At first, boundary extension was studied by having participants draw scenes from memory. Participants would be presented with a photo and then the photo would be taken away and participants would be asked to draw the photo from memory keeping in mind the proportions of the original photo and the background. But because of the inherent tediousness and imprecision of coding and analyzing this kind of picture data, psychologists transitioned to studying boundary extension through picture recognition memory tasks. In a picture recognition memory task, participants would be shown photos in the study phase and then presented with photos that were the same or slightly altered in the test phase. They would be asked if the photo was the same or if the camera angle seemed a little further away, a lot further away, a little closer, or a lot closer. Finally, they would rate how confident they were about their answer ranging from sure, pretty sure, not sure, or did not see the picture.

== Boundary extension affects different age groups ==

Boundary extension occurs no matter what age one is. For example, boundary extension is present in infants. Children also have boundary extension no matter if they draw scenes from memory or complete a picture recognition task. Even college students have boundary extension no matter the kind of boundary extension task. Finally, adults and older adults demonstrate boundary extension tendencies as well. Boundary extension will persist and occur throughout one’s life starting in infancy.

== Multimodal boundary extension ==

=== Visual and haptic boundary extension ===
Boundary extension has been explored by incorporating a haptic element into a boundary extension task. The researchers had college students either view or touch 3-D scene-regions with a frame. The college students then recalled the stimuli that they had interacted with by listing what objects they had either felt or saw. Boundary extension occurred for both the visual and haptic stimuli and conditions. The researchers concluded that boundary extension occurs across modalities. People perceive and remember scenes multimodally through both their eyes and their hands.

=== Visual and auditory boundary extension ===
Boundary extension has also been studied by adding an auditory element to see how sound relates to boundary extension and picture memory. Researchers had participants complete the normal picture recognition memory task with an added auditory component. Participants were in one of three conditions: no sound, music, or sound effect. While viewing the photos in the study phase, participants either listened to silence, a sound relevant to the photo, or unrelated music. They then completed the normal test phase structure of the picture recognition memory task. Boundary extension occurred in all three conditions and did not differ across conditions. So, the type of noise did not affect boundary extension. Indeed, boundary extension in both auditory conditions was the same as the control condition where the participants listened to silence while viewing the photos.
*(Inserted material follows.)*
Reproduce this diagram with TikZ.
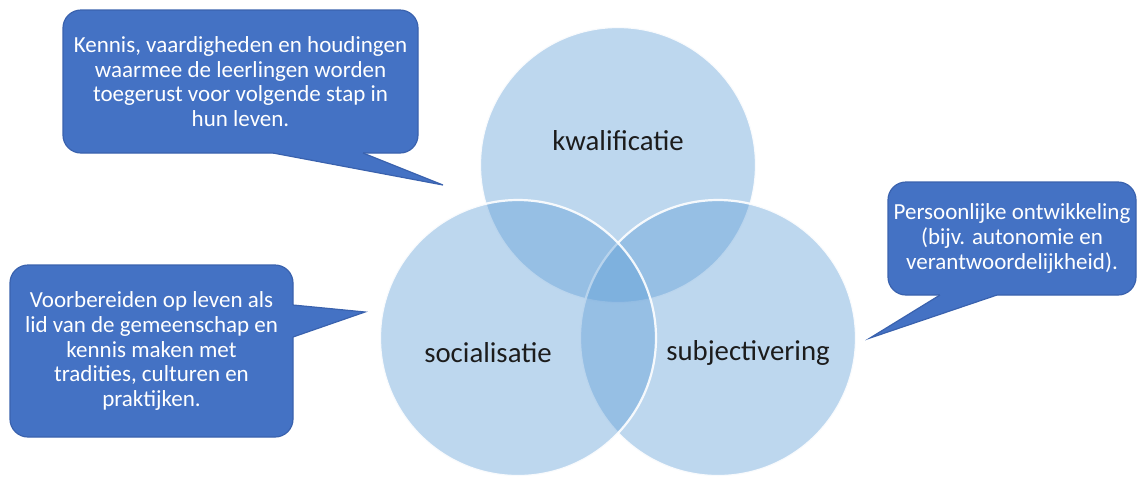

Auditory stimuli do not affect boundary extension at all.

== Boundary extension and different brains ==

=== Down syndrome ===
Children with Down syndrome still experienced boundary extension on the picture recognition memory task, the drawing task, and the 3-D scene memory task compared to children without Down syndrome despite the differences in their brains. Down syndrome participants typically demonstrated the most boundary extension on the drawing task.

=== Amnesia ===
Among test subjects with a type of brain damage that leads to a form of amnesia, the boundary extension error ranges from significantly less erroneous to nonexistent when compared to test subjects that do not have brain damage.